National Treasure 2: Book of Secrets comes out on DVD on May 20, and in preparation for the release, director Jon Turteltaub sat down with several of his closest friends (and by “closest friends,” I mean “members of the media”) to chat about the film and what audiences can expect from the DVD and BluRay releases.
Even as the first National Treasure was hitting the screens, it was being compared to the Indiana Jones films, which is a special treat for Turteltaub. “Raiders of the Lost Ark is the ultimate adventure movie,” he said. “I can’t see anything wrong with it. It’s pretty perfect.”
And as the films are compared, the main characters – Indiana Jones and Benjamin Gates – are as well. “The comparison is a fair one and doesn’t bother me,” Turteltaub said. “Both characters are passionate about history and judge the value of their treasures on the object’s historical and cultural value, not its financial value. But I think Indy and Ben Gates are both characters derived from old-fashioned movies of the 30’s and 40’s. Also, Indiana Jones has one big advantage over Ben Gates… Indy is directed by Spielberg. That’s a plus.”
While Turteltaub didn’t have Spielberg, he did have uber-producer Jerry Bruckheimer at his side for both movies. Turteltaub knew he had to live up to Bruckheimer’s other films. “I knew what kind of imagery the audiences expect from a Jerry Bruckheimer film,” he said. “In turn, I tried to keep the look of the National Treasure movies consistent with that. However, credit really does need to go to the people who are responsible for creating those looks… Michael Bay, John Schwartzman and Tony Scott stand out.”
Ack! Here we go with Michael Bay. Let’s move on.
Turteltaub, who was curious about history as a child. (“I was a lot more into history than I was into history classes,” he admitted) enjoys the historical aspects of the film. His favorite response comes from teachers. “Many use the films in their classes,” he said. “I’m not sure I should be so proud of this, but my movies are shown in more history classes than film classes. Oh well.”
To keep this support, Turteltaub has strove to make the history as real as possible, even when people think he’s making things up. “Staying true to the history is everything for me. That’s the puzzle,” he said. “What we found is that whenever we made up historical facts it made the scenes feel fake, but when we stuck to the real history, things worked more believably. If we make facts up, it feels to me like cheating.”
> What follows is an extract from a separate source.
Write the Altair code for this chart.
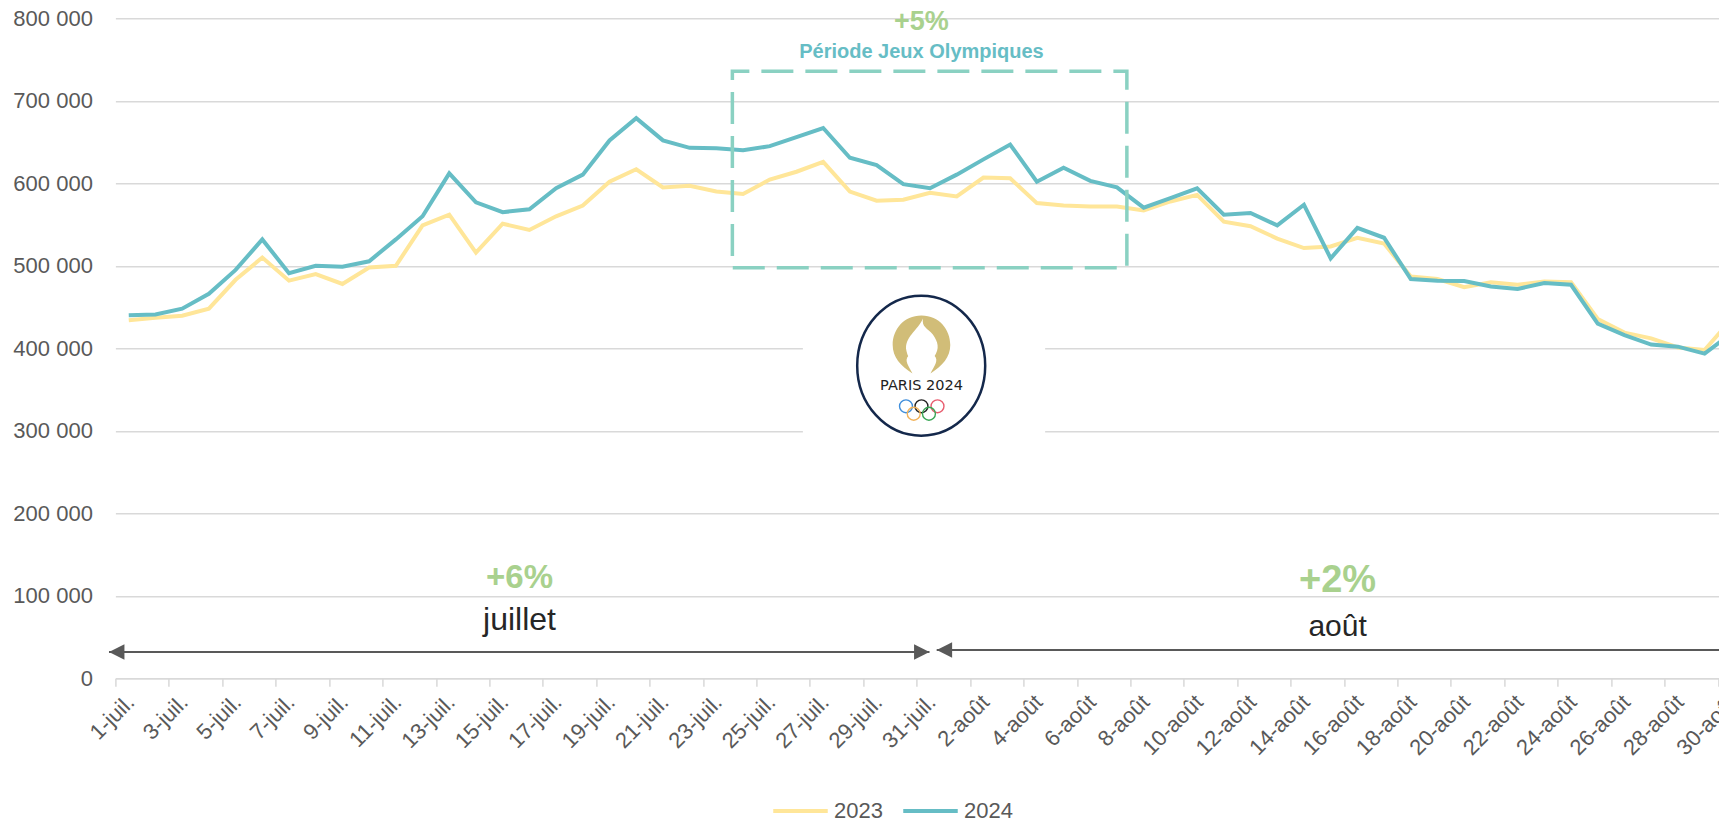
import altair as alt
import pandas as pd

FONT = "Liberation Sans"
values_2023 = [434000, 437000, 439500, 448000, 483000, 510000, 482000, 490000, 478000, 498000, 500000, 549000,
               562000, 516000, 551000, 543500, 560000, 573000, 602000, 617000, 595000, 597000, 590000, 587000,
               604500, 614000, 626000, 590000, 579000, 580000, 588500, 584000, 607000, 606000, 576000, 573000,
               572000, 572000, 567000, 578000, 586000, 553500, 548000, 533000, 521500, 523500, 534000, 527000,
               487000, 484000, 474000, 480000, 477000, 481000, 480000, 435500, 419000, 412000, 401000, 398000,
               435000]
values_2024 = [440000, 441000, 448000, 466000, 495000, 532000, 491000, 500000, 499000, 505500, 532000, 560000,
               612000, 577000, 565000, 568500, 594000, 610500, 652000, 679000, 652000, 643000, 642500, 640000,
               645000, 656000, 667000, 631000, 622000, 599000, 594000, 610500, 629000, 647000, 602000, 619000,
               603000, 595000, 570500, 582000, 594000, 562000, 564000, 549000, 574000, 509000, 546000, 534000,
               484000, 482000, 481500, 475000, 472000, 479000, 477000, 430000, 416000, 404500, 402000, 393500,
               418000]
tick_labels = [f"{d}-juil." for d in range(1, 32, 2)] + [f"{d}-août" for d in range(2, 31, 2)]

rows = []
for year, vals in (("2023", values_2023), ("2024", values_2024)):
    for i, v in enumerate(vals):
        rows.append({"day": i + 0.5, "value": v, "year": year})
lines_df = pd.DataFrame(rows)

x_scale = alt.Scale(domain=[0, 60.04], nice=False, zero=False)
y_scale = alt.Scale(domain=[0, 800000], nice=False)
labels_js = "[" + ",".join(f"'{t}'" for t in tick_labels) + "]"

x_axis = alt.Axis(values=list(range(0, 61, 2)), labelExpr=f"{labels_js}[round(datum.value/2)]", title=None, grid=False,
                  labelAngle=-45, labelAlign="right", labelBaseline="middle", labelOffset=15, labelPadding=12,
                  labelFontSize=22, labelFont=FONT, labelColor="#595959", labelFlush=False, labelOverlap=False,
                  labelBound=False, tickSize=8, tickColor="#d9d9d9", tickWidth=1.5, domainColor="#d9d9d9", domainWidth=1.5)
y_axis = alt.Axis(values=list(range(0, 800001, 100000)), labelExpr="replace(format(datum.value, ','), ',', ' ')",
                  title=None, grid=True, gridColor="#d9d9d9", gridWidth=1.5, ticks=False, domain=False,
                  labelFontSize=22, labelFont=FONT, labelColor="#595959", labelPadding=23)

# white break in the gridlines behind the logo
gap = alt.Chart(pd.DataFrame({"a": [25.74], "b": [34.81], "lo": [280000], "hi": [425000]})).mark_rect(fill="white").encode(
    x=alt.X("a:Q", scale=x_scale, axis=x_axis), x2="b:Q",
    y=alt.Y("lo:Q", scale=y_scale, axis=y_axis), y2="hi:Q")

lines = alt.Chart(lines_df).mark_line(strokeWidth=4, strokeJoin="miter", clip=True).encode(
    x=alt.X("day:Q", scale=x_scale), y=alt.Y("value:Q", scale=y_scale),
    color=alt.Color("year:N", scale=alt.Scale(domain=["2023", "2024"], range=["#ffe699", "#66bdc5"]),
                    legend=alt.Legend(orient="none", legendX=655.6, legendY=763, direction="horizontal", title=None,
                                      symbolType="stroke", symbolSize=2970, symbolStrokeWidth=4, labelFontSize=22,
                                      labelFont=FONT, labelColor="#595959", labelOffset=4, columnPadding=12)))

box = alt.Chart(pd.DataFrame({"a": [23.10], "b": [37.87], "lo": [497700], "hi": [735760]})).mark_rect(
    fillOpacity=0, stroke="#8ad1c2", strokeWidth=3.5, strokeDash=[32, 12], strokeDashOffset=15).encode(
    x=alt.X("a:Q", scale=x_scale), x2="b:Q", y=alt.Y("lo:Q", scale=y_scale), y2="hi:Q")


def text_layer(label, day, value, size, color, bold=False, font=FONT):
    return alt.Chart(pd.DataFrame({"t": [label], "d": [day], "v": [value]})).mark_text(
        fontSize=size, color=color, font=font, fontWeight="bold" if bold else "normal", align="center", baseline="middle").encode(
        x=alt.X("d:Q", scale=x_scale), y=alt.Y("v:Q", scale=y_scale), text="t:N")


def shape_layer(path, day, value, size, **kw):
    return alt.Chart(pd.DataFrame({"d": [day], "v": [value]})).mark_point(shape=path, size=size, filled=True, opacity=1, **kw).encode(
        x=alt.X("d:Q", scale=x_scale), y=alt.Y("v:Q", scale=y_scale))


texts = [
    text_layer("+5%", 30.18, 795900, 27, "#a9d18e", True),
    text_layer("Période Jeux Olympiques", 30.18, 759100, 20, "#66bdc5", True),
    text_layer("+6%", 15.13, 121600, 33, "#a9d18e", True),
    text_layer("juillet", 15.13, 71000, 32, "#262626"),
    text_layer("+2%", 45.76, 117900, 38, "#a9d18e", True),
    text_layer("août", 45.76, 62200, 30, "#262626"),
]

TRI_L = "M-1,0 L1,-1 L1,1 Z"
TRI_R = "M1,0 L-1,-1 L-1,1 Z"
arrows = []
for a, b, v in ((-0.24, 30.48, 31900), (30.75, 60.5, 34300)):
    arrows.append(alt.Chart(pd.DataFrame({"a": [a], "b": [b], "v": [v]})).mark_rule(color="#595959", strokeWidth=1.8).encode(
        x=alt.X("a:Q", scale=x_scale), x2="b:Q", y=alt.Y("v:Q", scale=y_scale)))
arrows += [shape_layer(TRI_L, 0.05, 31900, 237, fill="#595959"), shape_layer(TRI_R, 30.19, 31900, 237, fill="#595959"),
           shape_layer(TRI_L, 31.04, 34300, 237, fill="#595959"), shape_layer(TRI_R, 60.5, 34300, 237, fill="#595959")]

OVAL = "M-1,0 A1,1.094 0 1,1 1,0 A1,1.094 0 1,1 -1,0 Z"
GOLD = "M0,-0.98 C0.6,-0.98 0.96,-0.5 0.96,0 C0.96,0.4 0.7,0.7 0.3,0.95 C0.42,0.7 0.6,0.5 0.42,0.35 L0.1,0.7 L-0.1,0.7 L-0.42,0.35 C-0.6,0.5 -0.42,0.7 -0.3,0.95 C-0.7,0.7 -0.96,0.4 -0.96,0 C-0.96,-0.5 -0.6,-0.98 0,-0.98 Z"
FLAME = "M0.05,-0.88 C-0.1,-0.5 -0.6,-0.25 -0.5,0.2 C-0.44,0.5 -0.22,0.72 -0.05,0.8 C0.12,0.72 0.3,0.6 0.42,0.4 C0.62,0.1 0.55,-0.1 0.38,-0.35 C0.2,-0.55 0,-0.6 0.05,-0.88 Z"
logo = [shape_layer(OVAL, 30.17, 378900, 16384, fill="white", stroke="#14284b", strokeWidth=2.5),
        shape_layer(GOLD, 30.18, 404000, 3600, fill="#d1bd78"),
        shape_layer(FLAME, 30.18, 404000, 3600, fill="white"),
        text_layer("PARIS 2024", 30.18, 354300, 14.5, "#222222", False, "DejaVu Sans")]
rings = pd.DataFrame({"d": [29.60, 30.18, 30.78, 29.89, 30.46], "v": [329700, 329700, 329700, 320700, 320700],
                      "c": ["#3e8edc", "#222222", "#e85d6f", "#f2b35a", "#3aa655"]})
logo.append(alt.Chart(rings).mark_point(shape="circle", size=167, filled=False, opacity=1, strokeWidth=1.4).encode(
    x=alt.X("d:Q", scale=x_scale), y=alt.Y("v:Q", scale=y_scale), stroke=alt.Stroke("c:N", scale=None)))

chart = alt.layer(gap, lines, box, *arrows, *texts, *logo).properties(
    width=1603.6, height=660, padding={"left": 107.4, "top": 10.3, "right": 0, "bottom": 141.7},
    autosize=alt.AutoSizeParams(type="none"),
).configure_view(stroke=None)

chart.save("out.html", embed_options={"renderer": "svg", "actions": False})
Of course, there has to be some sort of artistic license. One always will wonder if there is a Book of Secrets hidden somewhere in the Library of Congress or a secret compartment in the desk of the President. “If we knew there wasn’t a Book of Secrets or a secret compartment, we wouldn’t have put it in,” Turteltaub said slyly. “Certainly, there have been rumors and stories of this book… sometimes it’s believed to be kept by the CIA, sometimes by the FBI. And if you ever go on a tour of the White House, try to sneak into the Oval Office and get a look at the desk. I’m dying to hear what you find.”
On his plate in the future, Turteltaub has produced and directed a pilot for CBS, but he is also looking forward on working with Bruckheimer, Nicolas Cage and Disney again. “We’re doing a modern day re-telling of the story The Sorcerer’s Apprentice. It was inspired by the Mickey Mouse classic from Fantasia.” We can only hope this is true.
For the DVD hounds out there, Turteltaub promises some Easter Eggs in the mix. While he won’t tell us where you can find them (“Oh… they’re there. But telling you would ruin all the fun,” he said), try turning left in the second bonus features menu on disc 2.